La relative nullité de la production fantastique contemporaine offre parfois, le temps d’un faux-film événement (Donnie Darko) ou d’une éphémère esbroufe qualifiée de phénomène ou de révolution en marche (l’Espagne aujourd’hui), l’illusion d’une qualité retrouvée. Pour le renouvellement du genre et une véritable redéfinition de ses codes et de ses frontières, le problème est tout autre. Jeepers creepers, comme avant lui les produits m’as-tu vu d’un Amenabar, renoue avec un esprit de tradition pur et dur. C’est ce qui fait son charme -un peu de soin et de rigueur suffisent généralement à surpasser n’importe quel produit courant- mais aussi son ineptie profonde.

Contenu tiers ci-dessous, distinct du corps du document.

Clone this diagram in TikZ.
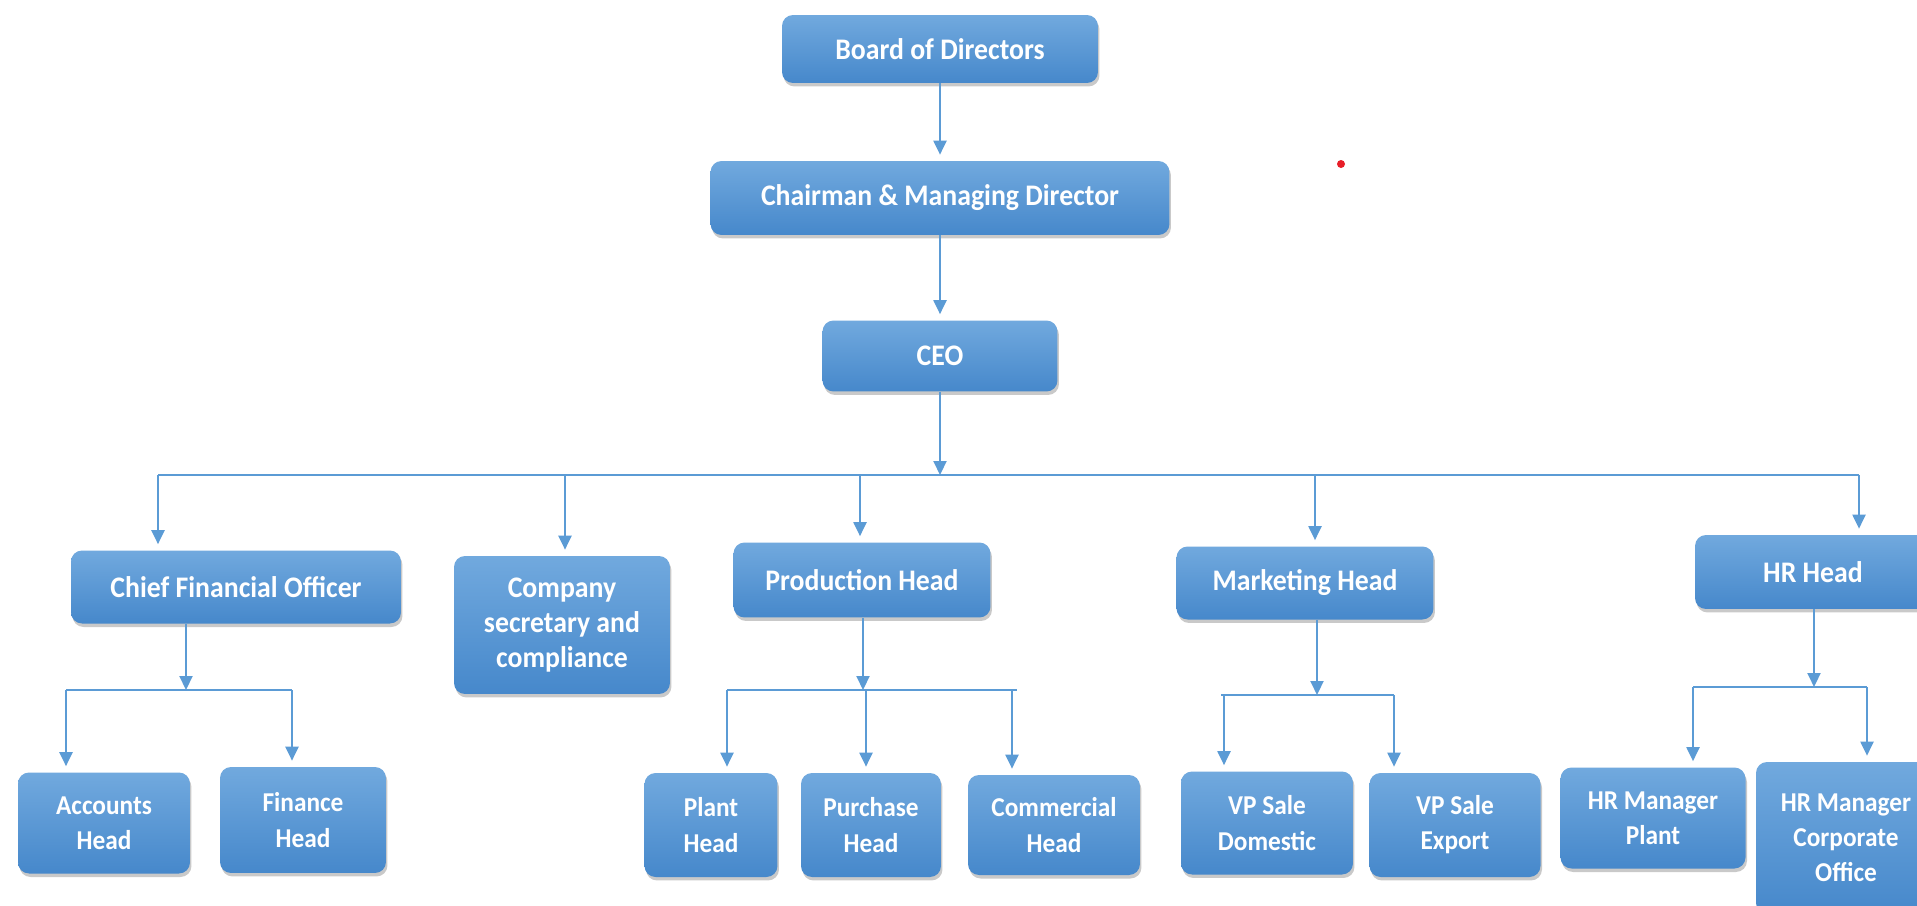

L’intrigue (un frère et une sœur plongée dans une sombre histoire de croquemitaine) n’apporte rien. La mise en scène, d’une froideur très scolaire, non plus. C’est précisément ce côté intérêt 0 qui rend le film sympathique : loin de toute approche biaisée (post-modernisme ricanant, cynisme post-acnéique), Jeepers creepers trouble par sa foi et son ancrage dans des procédés à la sobriété consommée. L’ouverture du film, de loin la scène la plus réussie et la plus fascinante du film -une voiture sur une route de campagne, les passages répétés de camions menaçants- laisse entrevoir une approche asséchée du genre évoquant -de très loin- tout un socle souvent laissé pour compte (Massacre à la tronçonneuse, Duel) ces derniers temps. Passé ce choc relatif, le film embraye sur une histoire de monstre entre Stephen King et Les Contes de la crypte.

On pourrait gloser sur le pseudo-trouble qui irrigue le film en souterrain, oscillant entre pulsions incestueuses et vague parabole homosexuelle (le monstre attiré par le jeune garçon). Ce serait malheureusement y voir beaucoup trop. Victor Salva, auteur d’un film veiné de crasseux bruits de couloir (Powder) lui ayant valu pas mal de problèmes judiciaires, joue visiblement d’un statut pas vraiment dans la norme hollywoodienne. Mais cet aspect « cela ne nous regarde pas » du film ne suffit pas à le hisser hors des sentiers battus. Une fois vu, le monstre donne à Jeepers creepers des allures de gaudriole télévisuelle que quelques effets bien sentis (on évite souvent le ridicule que ce genre de monstre issu d’un jeu de rôle mystique charrie derrière lui) portent légèrement au-dessus de la moyenne, à des années lumière tout de même d’un Hypnose, seul et miraculeux chef-d’oeuvre récent de la série B fantastique contemporaine.